Rosja zaatakuje za 3 lata? Kallas: musimy przygotować się do wojny

- Wiele krajowych agencji wywiadowczych przekazało nam informacje, że Rosja może przetestować gotowość Unii Europejskiej do obrony za trzy do pięciu lat - wskazała szefowa unijnej dyplomacji Kaja Kallas na wykładzie w Europejskiej Agencji Obrony w Brukseli. Podkreślała, że konieczne są wydatki na obronność i trzeba przygotowywać się także na wypadek wojny.

2025-01-22, 20:30

Rosja zaatakuje za 3 lata? Kallas: musimy przygotować się do wojny
Kaja Kallas: musimy przygotować się na najgorsze.
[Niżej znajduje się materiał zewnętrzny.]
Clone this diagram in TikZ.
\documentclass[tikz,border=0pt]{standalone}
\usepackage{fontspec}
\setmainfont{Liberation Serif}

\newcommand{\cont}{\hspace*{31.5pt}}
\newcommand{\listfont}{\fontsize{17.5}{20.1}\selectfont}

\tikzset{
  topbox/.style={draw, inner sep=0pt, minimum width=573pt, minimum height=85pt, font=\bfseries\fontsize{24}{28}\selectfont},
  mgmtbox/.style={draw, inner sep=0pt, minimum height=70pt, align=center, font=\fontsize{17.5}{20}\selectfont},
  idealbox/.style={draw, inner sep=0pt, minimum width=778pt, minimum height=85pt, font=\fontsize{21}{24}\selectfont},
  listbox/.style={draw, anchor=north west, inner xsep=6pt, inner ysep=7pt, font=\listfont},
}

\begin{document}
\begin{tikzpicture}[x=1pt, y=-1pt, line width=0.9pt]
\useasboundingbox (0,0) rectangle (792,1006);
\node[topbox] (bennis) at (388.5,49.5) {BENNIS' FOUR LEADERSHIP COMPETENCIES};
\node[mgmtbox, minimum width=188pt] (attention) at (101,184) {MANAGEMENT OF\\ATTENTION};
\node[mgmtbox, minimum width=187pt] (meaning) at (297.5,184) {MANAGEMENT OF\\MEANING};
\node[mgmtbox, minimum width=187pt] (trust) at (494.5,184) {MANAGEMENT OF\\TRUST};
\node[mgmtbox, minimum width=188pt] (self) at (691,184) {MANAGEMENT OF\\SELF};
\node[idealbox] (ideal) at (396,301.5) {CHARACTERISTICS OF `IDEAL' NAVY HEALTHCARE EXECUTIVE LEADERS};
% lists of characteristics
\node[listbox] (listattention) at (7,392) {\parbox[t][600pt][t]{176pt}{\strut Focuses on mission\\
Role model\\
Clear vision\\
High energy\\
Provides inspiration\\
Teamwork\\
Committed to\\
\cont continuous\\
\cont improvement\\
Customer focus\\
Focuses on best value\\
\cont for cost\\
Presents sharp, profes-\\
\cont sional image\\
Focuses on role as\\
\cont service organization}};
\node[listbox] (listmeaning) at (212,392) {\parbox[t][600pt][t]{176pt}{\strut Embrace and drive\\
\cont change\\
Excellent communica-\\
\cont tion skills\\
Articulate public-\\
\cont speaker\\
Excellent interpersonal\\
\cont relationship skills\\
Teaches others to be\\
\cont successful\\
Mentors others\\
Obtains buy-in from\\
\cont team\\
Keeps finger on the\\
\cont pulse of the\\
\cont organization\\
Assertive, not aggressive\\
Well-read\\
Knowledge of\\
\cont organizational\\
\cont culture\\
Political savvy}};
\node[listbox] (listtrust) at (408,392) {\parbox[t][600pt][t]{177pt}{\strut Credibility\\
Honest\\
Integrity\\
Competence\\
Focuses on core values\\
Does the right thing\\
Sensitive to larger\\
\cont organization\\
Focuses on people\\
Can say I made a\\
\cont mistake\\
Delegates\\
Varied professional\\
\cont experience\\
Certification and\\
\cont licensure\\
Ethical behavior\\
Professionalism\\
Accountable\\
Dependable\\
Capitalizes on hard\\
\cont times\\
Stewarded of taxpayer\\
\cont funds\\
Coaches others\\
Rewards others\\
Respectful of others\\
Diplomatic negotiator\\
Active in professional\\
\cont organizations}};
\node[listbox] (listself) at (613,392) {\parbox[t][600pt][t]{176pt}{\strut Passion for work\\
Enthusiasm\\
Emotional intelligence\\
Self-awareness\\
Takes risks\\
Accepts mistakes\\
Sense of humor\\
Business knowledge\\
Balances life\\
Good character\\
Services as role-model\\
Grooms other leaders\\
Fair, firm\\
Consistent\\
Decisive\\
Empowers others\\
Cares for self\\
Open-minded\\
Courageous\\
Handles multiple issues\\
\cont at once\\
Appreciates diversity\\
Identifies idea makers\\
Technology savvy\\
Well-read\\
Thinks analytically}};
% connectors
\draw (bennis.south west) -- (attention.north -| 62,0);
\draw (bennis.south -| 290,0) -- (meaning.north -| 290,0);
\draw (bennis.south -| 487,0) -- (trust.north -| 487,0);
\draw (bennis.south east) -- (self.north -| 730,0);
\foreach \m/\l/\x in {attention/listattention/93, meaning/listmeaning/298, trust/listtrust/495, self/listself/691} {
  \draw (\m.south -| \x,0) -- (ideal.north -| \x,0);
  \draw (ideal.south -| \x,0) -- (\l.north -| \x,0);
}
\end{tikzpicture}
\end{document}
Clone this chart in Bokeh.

Foto: Shutterstock/Alexandros Michailidis, PAP/Abaca

Rosja w trybie wojennym. "Ukraina kupuje nam czas"

Światowe media interpretują te słowa jako ostrzeżenie przed tym, że Rosja mogłaby rozpocząć inwazję. - Gospodarka Rosji jest w pełni w trybie wojennym. Putin wydaje na wojsko ponad jedną trzecią budżetu swojego kraju. To trzy razy więcej niż przed wojną - wskazała Kallas w Brukseli. Tekst jej przemówienia zamieszcza strona internetowa jej urzędu.

- W ciągu trzech miesięcy mogą wyprodukować więcej broni i amunicji niż my w ciągu dwunastu. To silnie zmilitaryzowany kraj, który stanowi egzystencjalne zagrożenie dla nas wszystkich - ostrzegła Kallas. - Czasu nam brakuje. Ukraińcy walczą o swoją wolność i naszą. Kupują nam czas - dodała.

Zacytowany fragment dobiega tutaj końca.